The Ninth Wave have just entered the chat.

Yep, the Scottish four-piece that I first saw inspire a crowd on a sweaty summer’s night at The Wardrobe, Leeds, in 2019 have ignited my imagination even more in 2021. Of course, with their links to the city I’m so attached to and entrenched in now, Glasgow, it simply makes logical sense that they’d pique my interest further. But it’s their unwavering ability to fashion immensely powerful tracks from experimentation with instruments, the collaborative beauty of male and female vocals, and genuinely great hooks that give them their edge. 
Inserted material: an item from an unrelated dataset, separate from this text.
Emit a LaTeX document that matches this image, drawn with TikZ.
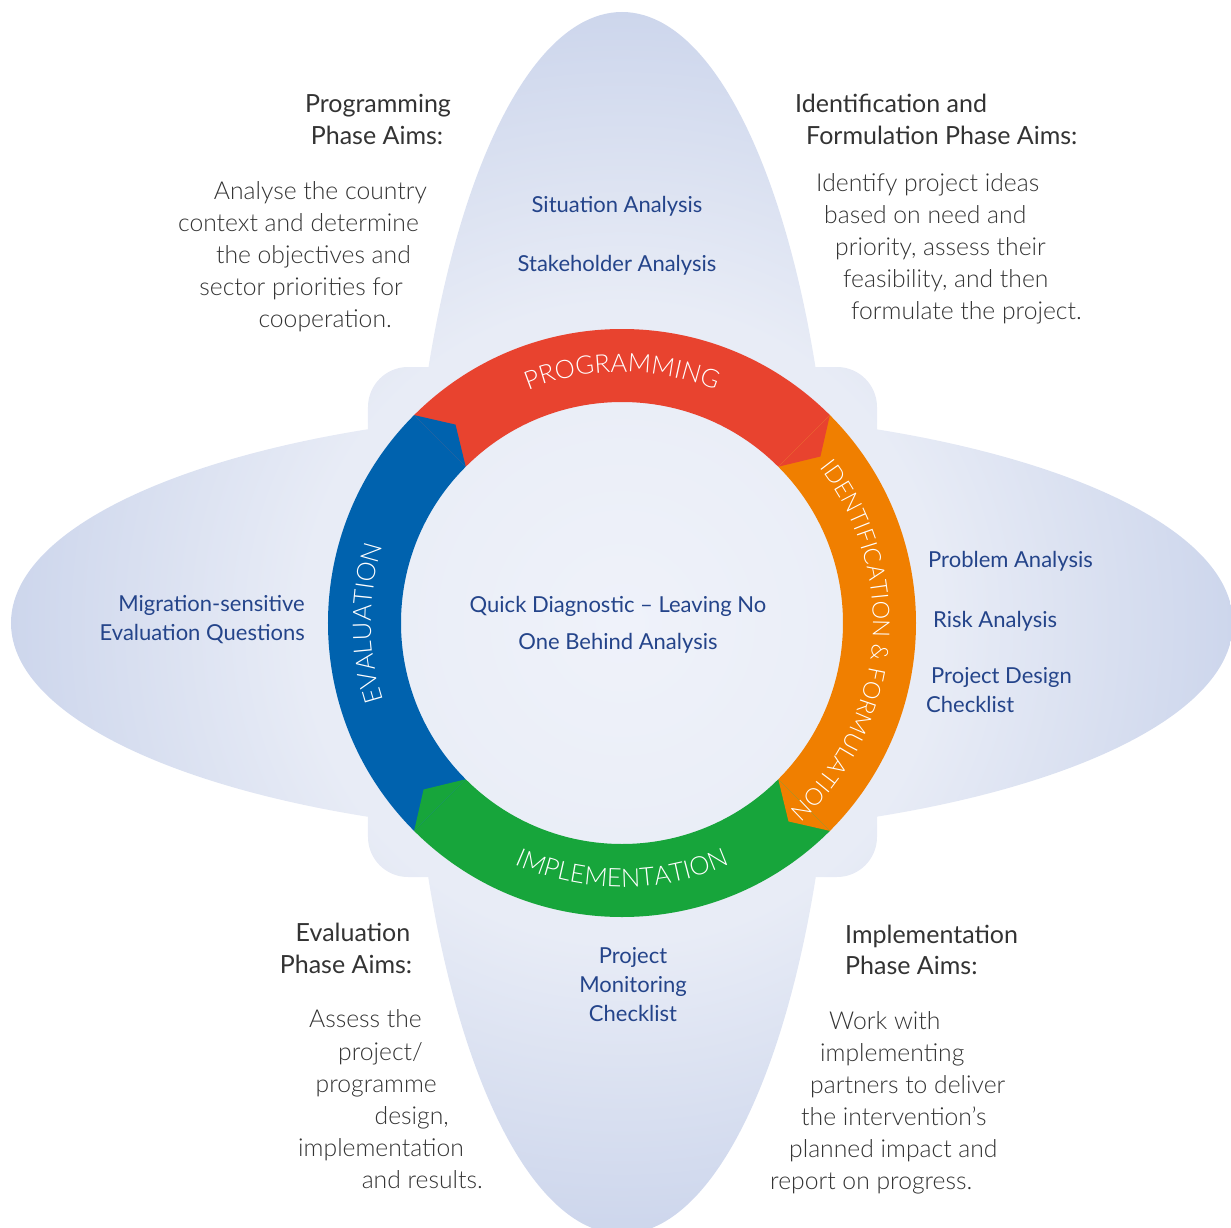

They’re a unique outfit that can turn their hand to anything, too. Circling back to that 2019 performance I saw, they can put on a rock show. Then fast-forward to October just gone and you’ve got them dazzling the minds of the seated audience at the majestic Òran Mór. They offer something for the discerning ear of every genre and they’re something of Scotland’s rising stars. 

This year brought with it the three triumphant singles from the band, each with a dark dash of mystery for good measure. ‘Maybe You Didn’t Know’ proved to be the uplifting, pondering summer anthem we didn’t know we needed, while the warm, tinkling notes of ‘Piece and Pound Coins’, armed with its touching tale of loss, still sends shivers. And it’s remarkable how successful the spine-tingling, accountability-holding ‘What Makes You A Man’ has been in just a couple of months — deservedly so, though. Naturally, it’s a belter. 

All while I’ve lapped up this trio of insatiably playable of songs, The Ninth Wave’s back catalogue still packs a punch. ‘Everything Will Be Fine’ delivers comfort wrapped up in hope, while ‘I’m Only Going to Hurt You’ has a common relatability, alongside token thrashes, crashes and yearning vocals that most alternative musicians can only aim for. 

Take it right back to ‘Half Pure’ and you’re extended a hand that might as well have come from a mysterious stranger. It has a notion of the unknown but some serious feistiness, too, which makes it right up there with one of their best. I get a similar sense from ‘Human Behaviour’, though there’s something much more sombre about that. Whatever happens, I can’t shake the impulse to listen to ‘New Kind of Ego’, ‘Sometimes the Silence is Sweeter’ and ‘This Broken Design’ either — I could lose my voice for following my lungs’ desire to belt out the lyrics of these. 

While I’m here to celebrate what The Ninth Wave bring to the table, in a semi-succinct fashion, I urge you to get fully acquainted with their music if you aren’t yet. They’re just something else, and I have to thank them for supplying banger after banger, especially in such a monumental year that’s revolved around a dramatic pull towards the Clyde.